My Turn: There’s no place for brute force in civilized debate

For the Monitor
Wednesday, September 13, 2017

The reason for establishing a civilized society is to put an end to settling ideological differences with physical force, and institutions like Dartmouth are an important part of maintaining that establishment.

When the distinction between action and speech is lost in a society, everyone will eventually lose the freedom of both. It appears that movements like BAMN and antifa are against intellectual debate, aim to silence their targets by conflating actions with speech, and view speech that they find offensive existentially equivalent to the initiation of physical violence. The advocates of these alt-left movements attempt to justify black bloc tactics by classifying their rioting as a type of “self-defense” from “hurtful” speech.

I reckon BAMN and antifa have only one thing to offer in the marketplace of ideas – plain brute force. After all, it’s no secret that these movements purposely try to intimidate their targets into silence using pre-emptive violence. A society or academic institution that tolerates intimidation as a means of settling disputes loses its moral right to exist, and its collapse does not take long to follow.

At the heart of this mess is free speech. Freedom of speech simply means the freedom to advocate ideas without experiencing punitive action or physical force as a repercussion. Therefore, the right to free speech is also the right to offend. If everyone agrees on something – the way zealots do – then there’s no need for a formal right to opine because everyone simply agrees. A right is a protection that’s officially declared as a matter of law, and the right of free speech protects a person’s or organization’s ability to disagree with others in a major way.

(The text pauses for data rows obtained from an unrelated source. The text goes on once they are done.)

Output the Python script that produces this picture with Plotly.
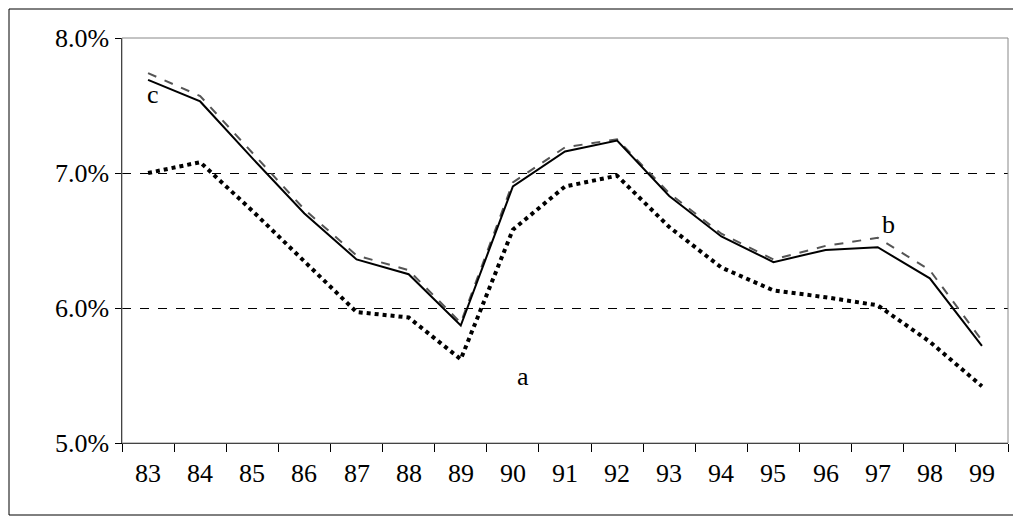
import plotly.graph_objects as go

years = ["83","84","85","86","87","88","89","90","91","92","93","94","95","96","97","98","99"]
series_c = [7.69,7.53,7.11,6.70,6.36,6.25,5.87,6.90,7.16,7.24,6.83,6.53,6.34,6.43,6.45,6.22,5.72]
series_b = [7.74,7.57,7.15,6.73,6.39,6.28,5.89,6.93,7.19,7.25,6.85,6.55,6.36,6.46,6.52,6.28,5.76]
series_a = [7.00,7.08,6.72,6.35,5.97,5.93,5.62,6.58,6.90,6.98,6.60,6.30,6.13,6.08,6.02,5.75,5.42]
y_ticks = [0.05, 0.06, 0.07, 0.08]

fig = go.Figure()
fig.add_trace(go.Scatter(x=years, y=[v/100 for v in series_a], mode="lines",
                         line=dict(color="black", width=4, dash="dot")))
fig.add_trace(go.Scatter(x=years, y=[v/100 for v in series_b], mode="lines",
                         line=dict(color="#555555", width=2, dash="dash")))
fig.add_trace(go.Scatter(x=years, y=[v/100 for v in series_c], mode="lines",
                         line=dict(color="black", width=2)))

font = dict(family="Times New Roman", size=26, color="black")
for txt, xi, yv in [("c", 0.1, 0.0758), ("b", 14.2, 0.0662), ("a", 7.2, 0.0549)]:
    fig.add_annotation(x=xi, y=yv, text=txt, showarrow=False, font=font)
for yv in y_ticks:
    fig.add_annotation(xref="paper", x=-0.012, y=yv, text=f"{yv*100:.1f}%", showarrow=False,
                       xanchor="right", font=font)
for i, yr in enumerate(years):
    fig.add_annotation(x=i, yref="paper", y=-0.035, text=yr, showarrow=False,
                       yanchor="top", font=font)

fig.update_layout(
    width=1013, height=508, showlegend=False,
    paper_bgcolor="white", plot_bgcolor="white",
    margin=dict(l=114, r=13, t=30, b=73),
    font=font,
    xaxis=dict(type="category", tickson="boundaries", ticks="outside", ticklen=8,
               tickcolor="black", showline=True, linecolor="black",
               showgrid=False, range=[-0.5, 16.5], showticklabels=False,
               automargin=False),
    yaxis=dict(range=[0.05, 0.08], tickvals=y_ticks, ticks="outside",
               ticklen=6, tickcolor="black", showline=True, linecolor="black",
               gridcolor="black", griddash="dash", gridwidth=1, zeroline=False,
               showticklabels=False, automargin=False),
    shapes=[
        dict(type="rect", xref="paper", yref="paper", x0=0, x1=1, y0=0, y1=1,
             line=dict(color="#888888", width=1)),
        dict(type="rect", xref="paper", yref="paper", x0=-113/886, x1=1+11/886,
             y0=-72/405, y1=1+29/405, line=dict(color="black", width=1)),
    ],
)
fig.write_html("out.html")
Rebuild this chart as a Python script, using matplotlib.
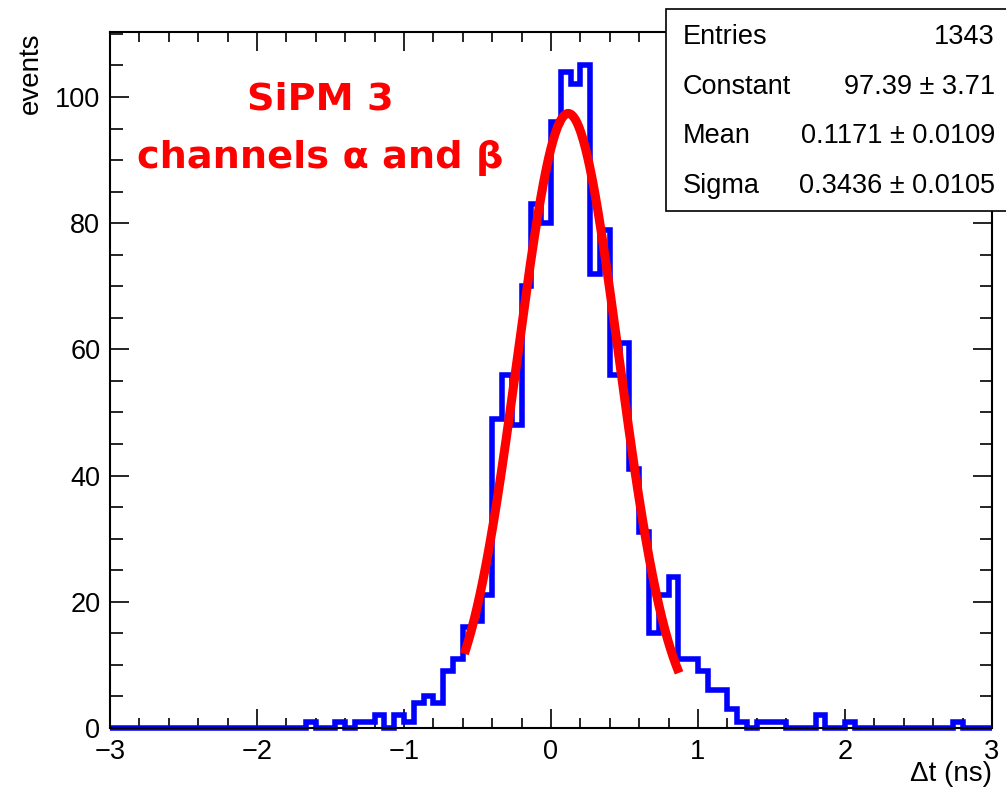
"""SiPM 3 timing difference histogram with Gaussian fit (ROOT-style)."""

import matplotlib
matplotlib.use("Agg")
import matplotlib.pyplot as plt
import numpy as np
from matplotlib.patches import Rectangle
from matplotlib.ticker import MultipleLocator

plt.rcParams["font.family"] = ["Liberation Sans", "DejaVu Sans"]

# 90 bins between -3 and 3 ns
X_RANGE = (-3.0, 3.0)
N_BINS = 90
COUNTS = [
    0, 0, 0, 0, 0, 0, 0, 0, 0, 0,
    0, 0, 0, 0, 0, 0, 0, 0, 0, 0,
    1, 0, 0, 1, 0, 1, 1, 2, 0, 2,
    1, 4, 5, 4, 9, 11, 16, 17, 21, 49,
    56, 48, 70, 83, 80, 96, 104, 102, 105, 72,
    79, 56, 61, 41, 31, 15, 21, 24, 11, 11,
    9, 6, 6, 3, 1, 0, 1, 1, 1, 0,
    0, 0, 2, 0, 0, 1, 0, 0, 0, 0,
    0, 0, 0, 0, 0, 0, 1, 0, 0, 0,
]

FIT_CONST = 97.39
FIT_MEAN = 0.1171
FIT_SIGMA = 0.3436
FIT_RANGE = (-0.58, 0.86)

STATS_LABELS = ["Entries", "Constant", "Mean", "Sigma"]
STATS_VALUES = ["1343", "97.39 \u00b1 3.71", "0.1171 \u00b1 0.0109", "0.3436 \u00b1 0.0105"]

W, H = 1006, 789


def main() -> None:
    fig = plt.figure(figsize=(W / 100, H / 100), dpi=100)
    ax = fig.add_axes([110 / W, (H - 728) / H, 882 / W, (728 - 32) / H])

    edges = np.linspace(X_RANGE[0], X_RANGE[1], N_BINS + 1)
    ax.stairs(COUNTS, edges, color="#0000ff", lw=4.0, baseline=None, clip_on=False, zorder=2)

    xf = np.linspace(FIT_RANGE[0], FIT_RANGE[1], 300)
    yf = FIT_CONST * np.exp(-0.5 * ((xf - FIT_MEAN) / FIT_SIGMA) ** 2)
    ax.plot(xf, yf, color="#ff0000", lw=6.5, zorder=3)

    ax.set_xlim(*X_RANGE)
    ax.set_ylim(0, 110.3)
    ax.xaxis.set_major_locator(MultipleLocator(1))
    ax.xaxis.set_minor_locator(MultipleLocator(0.2))
    ax.yaxis.set_major_locator(MultipleLocator(20))
    ax.yaxis.set_minor_locator(MultipleLocator(5))
    ax.tick_params(which="both", direction="in", top=True, right=True, width=1.2, labelsize=19.5)
    ax.tick_params(axis="x", which="major", length=14, pad=8)
    ax.tick_params(axis="x", which="minor", length=7)
    ax.tick_params(axis="y", which="major", length=14, pad=7)
    ax.tick_params(axis="y", which="minor", length=9)
    for spine in ax.spines.values():
        spine.set_linewidth(1.5)

    ax.set_xlabel("\u0394t (ns)", fontsize=20, loc="right", labelpad=-3)
    ax.set_ylabel("events", fontsize=20, loc="top", labelpad=8)

    red_font = ["DejaVu Sans"]
    ax.text(320 / W, 1 - 100 / H, "SiPM 3", transform=fig.transFigure, color="#ff0000",
            fontsize=27.5, fontweight="bold", family=red_font, ha="center", va="center")
    ax.text(320 / W, 1 - 158 / H, "channels \u03b1 and \u03b2", transform=fig.transFigure,
            color="#ff0000", fontsize=27.5, fontweight="bold", family=red_font,
            ha="center", va="center")

    # stats box
    box = Rectangle((666 / W, 1 - 211 / H), (1010 - 666) / W, (211 - 9) / H,
                    transform=fig.transFigure, facecolor="white", edgecolor="black",
                    lw=1.2, zorder=5)
    fig.add_artist(box)
    for idx, (label, value) in enumerate(zip(STATS_LABELS, STATS_VALUES)):
        y = 1 - (37 + idx * 49.7) / H
        fig.text(683 / W, y, label, fontsize=19.5, ha="left", va="center", zorder=6)
        fig.text(995 / W, y, value, fontsize=19.5, ha="right", va="center", zorder=6)

    fig.savefig("out.png", dpi=100)
    plt.close(fig)


if __name__ == "__main__":
    main()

Every truth has the subjective potential to spark disagreement and be offensive. For example, some take offense at the truth that our Earth is round. If our standard for free speech is to “not offend,” then all we’re doing is preserving what’s generally agreeable, the status quo, which is diametrically opposed to continuing ideological discourse and discovery.

Essentially, when the distinction between action and speech is lost in a society, eventually everyone will lose the freedom of both. Dartmouth belongs to an elite vanguard charged with the awesome responsibility of maintaining the integrity and quality of thought necessitated by civilized society.

If the average person cannot rely on the best scholars and philosophers to clearly make a simple yet fundamentally important distinction between actions and speech, then what trust can he or she have in such academic entities regarding more complicated issues?

When the public turns its back on institutions like Dartmouth as a paradigm of intellectual guidance, any celebrity or mystical fuhrer will fill the void.

Once a civilized country generally accepts dogmatic actions as self-evident truths, it will quickly unravel into a psychotic society where neighbors spy on one another for the state, the code of survival becomes “might makes right” and differences in opinion are not settled with reason but instead with clubs, a thirty years’ war or internment camps.